[WHAT THE TASK ASKS]: From the first line of the data down to and including the line with "Chart.register(...registerables);", copy everything exactly, leaving out pictures.

[DATA SHOWN]:
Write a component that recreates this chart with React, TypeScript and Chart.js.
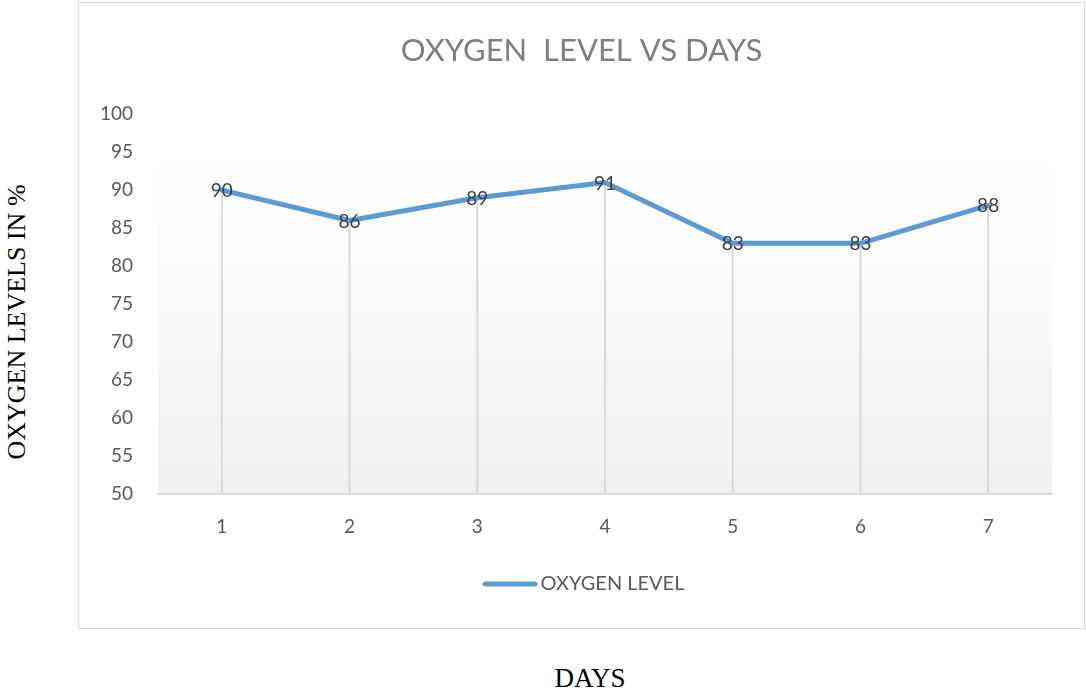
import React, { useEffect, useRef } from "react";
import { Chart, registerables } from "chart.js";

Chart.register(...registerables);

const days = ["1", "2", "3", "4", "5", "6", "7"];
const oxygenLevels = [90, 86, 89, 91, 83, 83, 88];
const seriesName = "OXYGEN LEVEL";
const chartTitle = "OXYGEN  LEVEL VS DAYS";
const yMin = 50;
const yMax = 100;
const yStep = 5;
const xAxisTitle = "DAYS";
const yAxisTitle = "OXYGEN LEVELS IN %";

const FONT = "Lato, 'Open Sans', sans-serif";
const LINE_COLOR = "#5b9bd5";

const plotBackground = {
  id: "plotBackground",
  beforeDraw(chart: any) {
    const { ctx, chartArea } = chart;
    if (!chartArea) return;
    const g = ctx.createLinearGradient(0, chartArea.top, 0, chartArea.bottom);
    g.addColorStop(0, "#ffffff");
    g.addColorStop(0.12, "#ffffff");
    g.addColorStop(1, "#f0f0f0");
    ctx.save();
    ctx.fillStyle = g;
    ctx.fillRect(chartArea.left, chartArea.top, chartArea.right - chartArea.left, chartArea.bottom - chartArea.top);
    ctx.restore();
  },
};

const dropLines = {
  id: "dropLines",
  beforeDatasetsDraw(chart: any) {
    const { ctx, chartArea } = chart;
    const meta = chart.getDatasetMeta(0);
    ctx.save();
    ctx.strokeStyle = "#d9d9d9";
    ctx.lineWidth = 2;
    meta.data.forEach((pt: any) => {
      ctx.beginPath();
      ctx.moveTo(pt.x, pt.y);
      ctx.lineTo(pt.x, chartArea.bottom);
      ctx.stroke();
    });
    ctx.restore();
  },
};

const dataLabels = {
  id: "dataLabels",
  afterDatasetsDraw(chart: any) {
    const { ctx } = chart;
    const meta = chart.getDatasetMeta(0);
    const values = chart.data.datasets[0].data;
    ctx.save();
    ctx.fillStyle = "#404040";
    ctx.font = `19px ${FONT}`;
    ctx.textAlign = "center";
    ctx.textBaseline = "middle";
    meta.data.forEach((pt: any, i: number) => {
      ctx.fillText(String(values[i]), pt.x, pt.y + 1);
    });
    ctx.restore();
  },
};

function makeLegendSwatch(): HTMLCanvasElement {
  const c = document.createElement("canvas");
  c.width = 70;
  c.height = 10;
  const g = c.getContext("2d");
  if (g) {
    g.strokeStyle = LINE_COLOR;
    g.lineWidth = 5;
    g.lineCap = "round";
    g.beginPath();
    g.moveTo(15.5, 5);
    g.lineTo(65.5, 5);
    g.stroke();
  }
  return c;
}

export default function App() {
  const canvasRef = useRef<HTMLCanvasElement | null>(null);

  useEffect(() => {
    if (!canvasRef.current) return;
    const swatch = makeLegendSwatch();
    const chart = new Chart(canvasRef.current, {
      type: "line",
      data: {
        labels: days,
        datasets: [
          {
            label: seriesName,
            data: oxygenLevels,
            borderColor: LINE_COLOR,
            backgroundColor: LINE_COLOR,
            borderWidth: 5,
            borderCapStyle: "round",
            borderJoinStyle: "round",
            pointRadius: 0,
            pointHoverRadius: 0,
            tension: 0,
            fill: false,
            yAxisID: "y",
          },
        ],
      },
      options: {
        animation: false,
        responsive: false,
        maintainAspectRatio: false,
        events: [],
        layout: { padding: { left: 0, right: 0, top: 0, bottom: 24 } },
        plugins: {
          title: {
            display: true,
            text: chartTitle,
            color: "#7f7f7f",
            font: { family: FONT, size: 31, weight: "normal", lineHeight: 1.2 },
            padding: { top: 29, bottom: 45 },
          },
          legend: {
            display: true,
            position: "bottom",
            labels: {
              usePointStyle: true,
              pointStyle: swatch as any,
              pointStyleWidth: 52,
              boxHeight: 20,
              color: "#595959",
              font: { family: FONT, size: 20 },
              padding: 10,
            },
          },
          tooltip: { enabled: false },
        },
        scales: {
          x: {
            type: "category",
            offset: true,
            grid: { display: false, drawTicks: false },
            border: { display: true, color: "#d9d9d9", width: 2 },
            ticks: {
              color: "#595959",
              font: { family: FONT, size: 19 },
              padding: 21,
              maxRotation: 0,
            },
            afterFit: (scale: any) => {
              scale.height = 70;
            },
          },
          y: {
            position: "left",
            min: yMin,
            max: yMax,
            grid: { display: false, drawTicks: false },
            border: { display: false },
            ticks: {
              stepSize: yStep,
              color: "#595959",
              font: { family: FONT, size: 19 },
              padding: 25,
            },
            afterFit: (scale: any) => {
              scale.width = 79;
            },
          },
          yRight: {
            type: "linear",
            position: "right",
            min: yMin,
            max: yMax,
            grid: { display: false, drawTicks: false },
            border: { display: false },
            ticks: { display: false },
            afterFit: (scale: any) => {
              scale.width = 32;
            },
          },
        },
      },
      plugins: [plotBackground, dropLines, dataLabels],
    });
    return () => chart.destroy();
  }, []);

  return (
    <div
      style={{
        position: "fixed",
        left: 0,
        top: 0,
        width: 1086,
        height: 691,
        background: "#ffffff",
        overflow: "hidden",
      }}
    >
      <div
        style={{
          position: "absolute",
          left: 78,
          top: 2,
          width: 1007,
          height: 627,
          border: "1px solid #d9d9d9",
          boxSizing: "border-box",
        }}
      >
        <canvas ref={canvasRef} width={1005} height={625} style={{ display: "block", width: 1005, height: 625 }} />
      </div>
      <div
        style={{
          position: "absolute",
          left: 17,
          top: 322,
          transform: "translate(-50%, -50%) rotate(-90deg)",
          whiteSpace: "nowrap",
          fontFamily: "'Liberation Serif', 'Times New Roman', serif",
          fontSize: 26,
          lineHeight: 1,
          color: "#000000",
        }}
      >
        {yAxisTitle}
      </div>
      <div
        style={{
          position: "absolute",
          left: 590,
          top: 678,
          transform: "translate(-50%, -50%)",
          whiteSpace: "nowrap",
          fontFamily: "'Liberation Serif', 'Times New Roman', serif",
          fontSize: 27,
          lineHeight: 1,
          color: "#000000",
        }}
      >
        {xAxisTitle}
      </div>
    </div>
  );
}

[ANSWER IN FULL]:
Write a component that recreates this chart with React, TypeScript and Chart.js.
import React, { useEffect, useRef } from "react";
import { Chart, registerables } from "chart.js";

Chart.register(...registerables);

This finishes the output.